Eu sou fotógrafa autodidata, redatora e editora. A fotografia deve ser algo meio genético, pois minha tia avó alemã, que eu nunca conheci, era fotógrafa em 1930 numa época em que mulheres eram destinadas à criação dos filhos e aos assuntos do lar. Comecei a fotografar aos 15 anos com uma câmera automática amadora que pedi de aniversário. Eu fotografava as amigas, levava a máquina pra a escola, nas viagens e aniversários de família. Eu queria registrar a minha vida para a posteridade e fotografar me dava a possibilidade de eternizar momentos e a sensação de que estava vivendo mais, e tinha provas.
Também gosto de pensar através de fotogramas. Pause. Ponto. Still. A capacidade de congelar uma cena numa determinada luz, num determinado ângulo, sem movimento, som ou legendas, é um tipo de poesia visual.
Ainda jovem tive a sorte de frequentar laboratórios caseiros e fazer ampliações manuais. Todo o processo me fascinava: a imagem surgindo no papel, os tons de cinza, a reprodução em si. Sempre gostei de impressão, de papel. Aos 18 anos, com uma Pentax K1000 analógica e mecânica, passei a fazer retratos em preto e branco. Eu gosto de gente, não por acaso minhas fotos costumam incluir pessoas.
Formada em Publicidade, fui assistente de fotografia, produtora gráfica, produtora executiva até chegar à área de criação que era a minha meta. Publiquei dois livros e uma antologia poética. Como fotógrafa, participei de diversos concursos e expus em mostras coletivas dentro e fora do Brasil. Atualmente a fotografia é parte ativa na editora que tenho há 17 anos. Faço também retratos corporativos, fotolivros personalizados e, paralelamente, mantenho um trabalho autoral.

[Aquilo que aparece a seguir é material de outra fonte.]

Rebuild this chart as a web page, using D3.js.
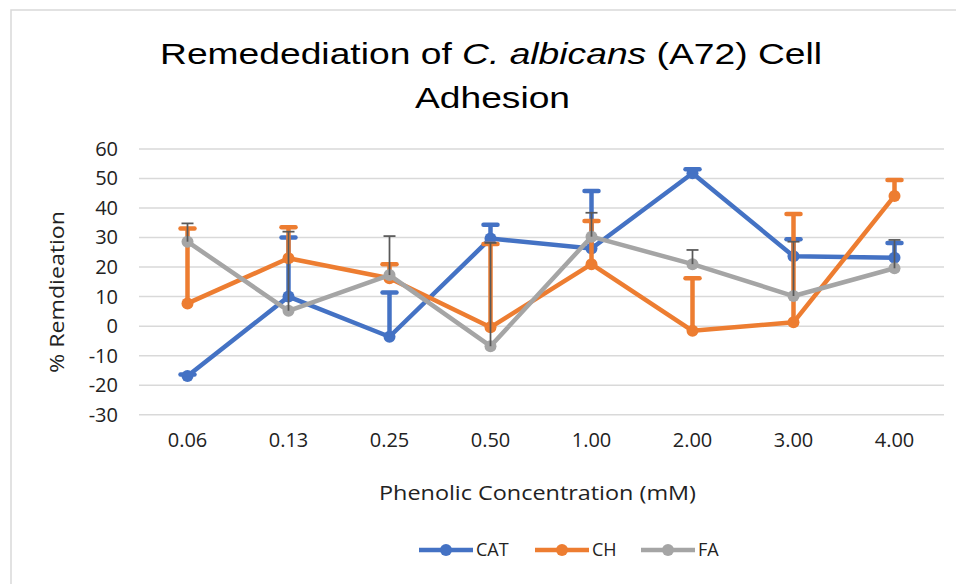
<!DOCTYPE html>
<html>
<head>
<meta charset="utf-8">
<script src="https://cdn.jsdelivr.net/npm/d3@7"></script>
<style>
  body { margin: 0; background: #fff; }
  svg { display: block; }
</style>
</head>
<body>
<svg id="chart" width="956" height="584"></svg>
<script>
const categories = ['0.06', '0.13', '0.25', '0.50', '1.00', '2.00', '3.00', '4.00'];
const yTicks = [-30, -20, -10, 0, 10, 20, 30, 40, 50, 60];

const catValues = [-16.9, 10, -3.6, 29.7, 26.3, 51.8, 23.7, 23.2];
const catErrors = [0.5, 20, 15, 4.6, 19.5, 1.3, 5.7, 5];
const chValues = [7.7, 23, 16.2, -0.4, 21, -1.6, 1.3, 44.1];
const chErrors = [25.4, 10.5, 4.8, 28.2, 14.6, 17.8, 36.7, 5.4];
const faValues = [28.6, 5.2, 17.3, -6.8, 30.3, 21, 10.2, 19.6];
const faErrors = [6.2, 26.8, 13.2, 35, 8.1, 4.8, 18.4, 9.6];

const series = [
    { name: 'CAT', values: catValues, errors: catErrors, color: '#4472C4', errColor: '#4472C4', errWidth: 4.5, capW: 14 },
    { name: 'CH', values: chValues, errors: chErrors, color: '#ED7D31', errColor: '#ED7D31', errWidth: 4.5, capW: 14 },
    { name: 'FA', values: faValues, errors: faErrors, color: '#A5A5A5', errColor: '#595959', errWidth: 1.75, capW: 12 }
];

const svg = d3.select('#chart');
const tickFont = '"Open Sans", "Noto Sans", sans-serif';
const textColor = '#222';

// chart frame
svg.append('rect')
    .attr('x', 11).attr('y', 10)
    .attr('width', 1000).attr('height', 1000)
    .attr('fill', '#fff')
    .attr('stroke', '#d9d9d9')
    .attr('stroke-width', 1.5);

const x = d3.scaleBand().domain(categories).range([137, 945]);
const y = d3.scaleLinear().domain([-30, 60]).range([414.7, 149]);

// gridlines
svg.append('g')
    .selectAll('line')
    .data(yTicks)
    .join('line')
    .attr('x1', 139).attr('x2', 944)
    .attr('y1', d => y(d)).attr('y2', d => y(d))
    .attr('stroke', '#d9d9d9')
    .attr('stroke-width', 1.5);

// y axis labels (plain hyphen like the original)
const yAxis = svg.append('g')
    .attr('transform', 'translate(118,0)')
    .call(d3.axisLeft(y).tickValues(yTicks).tickFormat(d => String(d)).tickSize(0).tickPadding(0));
yAxis.select('.domain').remove();
yAxis.selectAll('text')
    .attr('font-family', tickFont)
    .attr('font-size', 20)
    .attr('fill', textColor);

// x axis labels
const xAxis = svg.append('g')
    .attr('transform', 'translate(0,433)')
    .call(d3.axisBottom(x).tickSize(0).tickPadding(0));
xAxis.select('.domain').remove();
xAxis.selectAll('text')
    .attr('font-family', tickFont)
    .attr('font-size', 20)
    .attr('fill', textColor);

// titles
const titleFont = '"Liberation Sans", Arial, sans-serif';
const line1 = svg.append('text')
    .attr('x', 160).attr('y', 64)
    .attr('font-family', titleFont)
    .attr('font-size', 30)
    .attr('textLength', 662)
    .attr('lengthAdjust', 'spacingAndGlyphs')
    .attr('fill', '#000');
line1.append('tspan').text('Remedediation of ');
line1.append('tspan').attr('font-style', 'italic').text('C. albicans');
line1.append('tspan').text(' (A72) Cell');

svg.append('text')
    .attr('x', 415).attr('y', 108)
    .attr('font-family', titleFont)
    .attr('font-size', 30)
    .attr('textLength', 155)
    .attr('lengthAdjust', 'spacingAndGlyphs')
    .attr('fill', '#000')
    .text('Adhesion');

svg.append('text')
    .attr('transform', 'translate(64,292) rotate(-90)')
    .attr('text-anchor', 'middle')
    .attr('font-family', tickFont)
    .attr('font-size', 20)
    .attr('textLength', 162)
    .attr('lengthAdjust', 'spacingAndGlyphs')
    .attr('fill', textColor)
    .text('% Remdieation');

svg.append('text')
    .attr('x', 379).attr('y', 500)
    .attr('font-family', tickFont)
    .attr('font-size', 20)
    .attr('textLength', 317)
    .attr('lengthAdjust', 'spacingAndGlyphs')
    .attr('fill', textColor)
    .text('Phenolic Concentration (mM)');

const cx = c => x(c) + x.bandwidth() / 2;

const line = d3.line()
    .x((d, i) => cx(categories[i]))
    .y(d => y(d));

series.forEach(s => {
    const g = svg.append('g');
    g.append('path')
        .attr('d', line(s.values))
        .attr('fill', 'none')
        .attr('stroke', s.color)
        .attr('stroke-width', 4.5)
        .attr('stroke-linejoin', 'round');

    g.selectAll('circle')
        .data(s.values)
        .join('circle')
        .attr('cx', (d, i) => cx(categories[i]))
        .attr('cy', d => y(d))
        .attr('r', 6)
        .attr('fill', s.color);

    const eb = g.selectAll('g.err')
        .data(s.values)
        .join('g')
        .attr('class', 'err');
    eb.append('line')
        .attr('x1', (d, i) => cx(categories[i]))
        .attr('x2', (d, i) => cx(categories[i]))
        .attr('y1', d => y(d))
        .attr('y2', (d, i) => y(d + s.errors[i]))
        .attr('stroke', s.errColor)
        .attr('stroke-width', s.errWidth);
    eb.append('line')
        .attr('x1', (d, i) => cx(categories[i]) - s.capW / 2)
        .attr('x2', (d, i) => cx(categories[i]) + s.capW / 2)
        .attr('y1', (d, i) => y(d + s.errors[i]))
        .attr('y2', (d, i) => y(d + s.errors[i]))
        .attr('stroke', s.errColor)
        .attr('stroke-width', s.errWidth)
        .attr('stroke-linecap', s.errWidth > 2 ? 'round' : 'butt');
});

// legend
const legendItems = [
    { s: series[0], x: 419 },
    { s: series[1], x: 535 },
    { s: series[2], x: 641 }
];
const legend = svg.append('g').attr('transform', 'translate(0,550)');
legendItems.forEach(item => {
    legend.append('line')
        .attr('x1', item.x).attr('x2', item.x + 54)
        .attr('y1', 0).attr('y2', 0)
        .attr('stroke', item.s.color)
        .attr('stroke-width', 4.5);
    legend.append('circle')
        .attr('cx', item.x + 27).attr('cy', 0).attr('r', 6)
        .attr('fill', item.s.color);
    legend.append('text')
        .attr('x', item.x + 57).attr('y', 0)
        .attr('dy', '0.35em')
        .attr('font-family', tickFont)
        .attr('font-size', 18)
        .attr('fill', textColor)
        .text(item.s.name);
});
</script>
</body>
</html>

Conte um pouco sobre seu trabalho finalista do PPF 2024. Quando e onde foi realizado? Qual a proposta? De que maneira e em que medida ele se encaixa em sua produção fotográfica?
Gosto da imprevisibilidade das fotos street e de explorar a beleza do retrato anônimo, como uma paparazzi de pessoas invisíveis. Fiz esta foto em 2015 durante um passeio com o meu cachorro. Quando cheguei na pracinha os bancos estavam ocupados por idosos que eu nunca tinha visto por lá.

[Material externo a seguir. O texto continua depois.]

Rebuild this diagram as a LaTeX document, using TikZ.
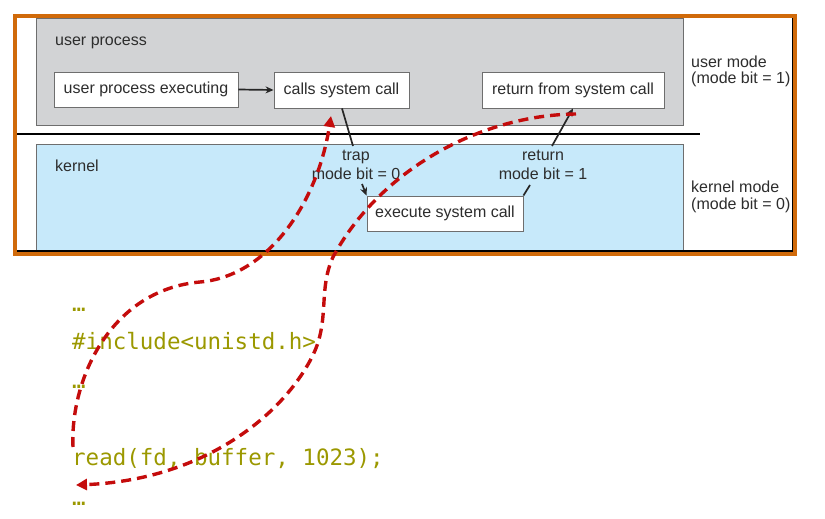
\documentclass[tikz,border=0pt]{standalone}
\usepackage{fontspec}
\setmainfont{Liberation Sans}
\newfontfamily\codefont{DejaVu Sans Mono}
\usetikzlibrary{arrows.meta}
\definecolor{frameorange}{RGB}{208,106,10}
\definecolor{usergray}{RGB}{210,211,213}
\definecolor{kernelblue}{RGB}{199,233,250}
\definecolor{boxborder}{RGB}{110,110,110}
\definecolor{labeltext}{RGB}{45,45,45}
\definecolor{codeolive}{RGB}{155,152,0}
\definecolor{flowred}{RGB}{196,12,12}
\tikzset{
  stepbox/.style={draw=boxborder, line width=0.9pt, fill=white, rectangle,
    inner sep=0pt, text=labeltext, font=\fontsize{16}{19}\selectfont},
  lbl/.style={inner sep=0pt, text=labeltext, font=\fontsize{16}{19}\selectfont, anchor=base},
  lblw/.style={lbl, anchor=base west},
  codeline/.style={inner sep=0pt, anchor=base west, text=codeolive,
    font=\codefont\fontsize{22.5}{26}\selectfont},
  conn/.style={draw=black!85, line width=1.7pt},
  connarrow/.style={conn, -{Stealth[length=8pt,width=7pt]}},
  flow/.style={draw=flowred, line width=3.4pt, dash pattern=on 10pt off 6pt,
    -{Triangle[length=11pt,width=11pt]}}
}
\begin{document}
\begin{tikzpicture}[x=1pt,y=-1pt]
\useasboundingbox (0,0) rectangle (825,519);
% frame background
\fill[white] (15,16) rectangle (795,254);
% regions
\draw[fill=usergray, draw=boxborder, line width=0.8pt] (36,18) rectangle (683,125);
\draw[fill=kernelblue, draw=boxborder, line width=0.8pt] (36,144) rectangle (683,250);
\draw[black, line width=1.5pt] (15,134) -- (700,134);
% shadow lines and orange frame
\draw[black, line width=2pt] (792.5,16) -- (792.5,251) -- (15,251);
\draw[frameorange, line width=4pt] (15,16) rectangle (795,254);
% region labels
\node[lblw] (ulabel) at (55,46) {user process};
\node[lblw] (klabel) at (55,171) {kernel};
\node[lblw] (um1) at (691,67) {user mode};
\node[lblw] (um2) at (691,84) {(mode bit = 1)};
\node[lblw] (km1) at (691,192) {kernel mode};
\node[lblw] (km2) at (691,209) {(mode bit = 0)};
% boxes
\node[stepbox, minimum width=184pt, minimum height=35pt] (exec) at (146,89.5) {user process executing};
\node[stepbox, minimum width=135pt, minimum height=36pt] (calls) at (341.5,90) {calls system call};
\node[stepbox, minimum width=182pt, minimum height=36pt] (ret) at (573,90) {return from system call};
\node[stepbox, minimum width=156pt, minimum height=35pt] (sys) at (445,213.5) {execute system call};
% trap / return labels
\node[lbl] (trap1) at (356,160) {trap};
\node[lbl] (trap2) at (356,179) {mode bit = 0};
\node[lbl] (ret1) at (543,160) {return};
\node[lbl] (ret2) at (543,179) {mode bit = 1};
% connectors
\draw[connarrow] (exec.east) -- (calls.west);
\coordinate (trapA) at (353,146);
\coordinate (trapB) at (362,184);
\draw[conn] (calls.south -| 342,0) -- (trapA);
\draw[connarrow] (trapB) -- (sys.north west);
\coordinate (retA) at (530,185);
\coordinate (retB) at (552,146);
\draw[conn] (sys.north east) -- (retA);
\draw[connarrow] (retB) -- (ret.south);
% code
\node[codeline] (c1) at (72,311) {…};
\node[codeline] (c2) at (72,349) {\#include<unistd.h>};
\node[codeline] (c3) at (72,388) {…};
\node[codeline] (c4) at (72,465) {read(fd, buffer, 1023);};
\node[codeline] (c5) at (72,505) {…};
% red flow curves
\coordinate (p1) at (73,447);
\coordinate (p2) at (200,282);
\coordinate (p3) at (331,116);
\draw[flow] (p1) .. controls (70,380) and (110,290) .. (p2)
  .. controls (270,276) and (318,200) .. (p3);
\coordinate (q1) at (576,114);
\coordinate (q2) at (333,257);
\coordinate (q3) at (313,355);
\coordinate (q4) at (76,485);
\draw[flow] (q1) .. controls (480,115) and (380,170) .. (q2)
  .. controls (318,290) and (330,320) .. (q3)
  .. controls (282,418) and (200,480) .. (q4);
\end{tikzpicture}
\end{document}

Eram grupos desconexos sem qualquer parentesco. Em comum partilhavam de um olhar perdido e nas mãos seguravam um sanduiche fornecido pela clinica que organizou o passeio. Eles estavam tomando sol ao ar livre, num pequeno oásis dentro da grande metrópole, e silenciosamente agradeci por eles terem essa oportunidade, num misto de felicidade e melancolia. Precisava registrar a cena sem fazer alarde para captar a real expressão de cada um, sem interferências ou poses. Fui rápida e sorrateira.

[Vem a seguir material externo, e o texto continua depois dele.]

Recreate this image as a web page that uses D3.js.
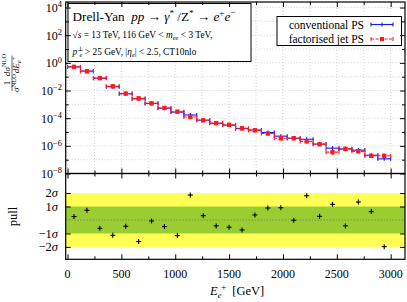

O quarteto registrado na imagem “Hora do lanche” tem a cara da São Paulo multicultural, o japonês, a espanhola, o português, e a expressão desconfiada de quem tem poucos amigos ou parentes presentes. A foto retrata com delicadeza e naturalidade pessoas de idade avançada num país etarista como o nosso, como forma de inclusão e questionamento. Ela tem uma beleza incomum, pois desafia o padrão estético imposto pela exaltação da juventude. Os quatro idosos, juntos em suas solidões e senilidades, trazem à tona a realidade da velhice.
Dentre outras coisas na minha produção fotográfica, busco ressignificar o banal, dando outro sentido ao corriqueiro, apoiada pelo contraste entre a pessoa e o meio em que ela vive.
Em quais projetos trabalha atualmente? Quais seus planos para o futuro próximo em termos de produção fotográfica?
Como adoro impressão e contar histórias, dedico uma parte do meu tempo fazendo fotolivros personalizados, atividade que me dá muito prazer. O resultado é sempre emocionante. O fotolivro impresso liberta imagens guardadas em dispositivos móveis e ressuscita fotos antigas numa época em que quase tudo é virtual.
A curto prazo quero voltar a fazer cianotipia, uma técnica de impressão artesanal descoberta em 1842 que me encanta, pois eu sou meio vintage. Todo o processo é feito por mim, a sensibilização do papel ou tecido, a produção dos negativos com as fotos e a exposição ao sol num método totalmente empírico, resultando em cópias únicas em tons de azul. Na contramão de imagens criadas por IA, meu novo projeto é uma regressão ao artesanal.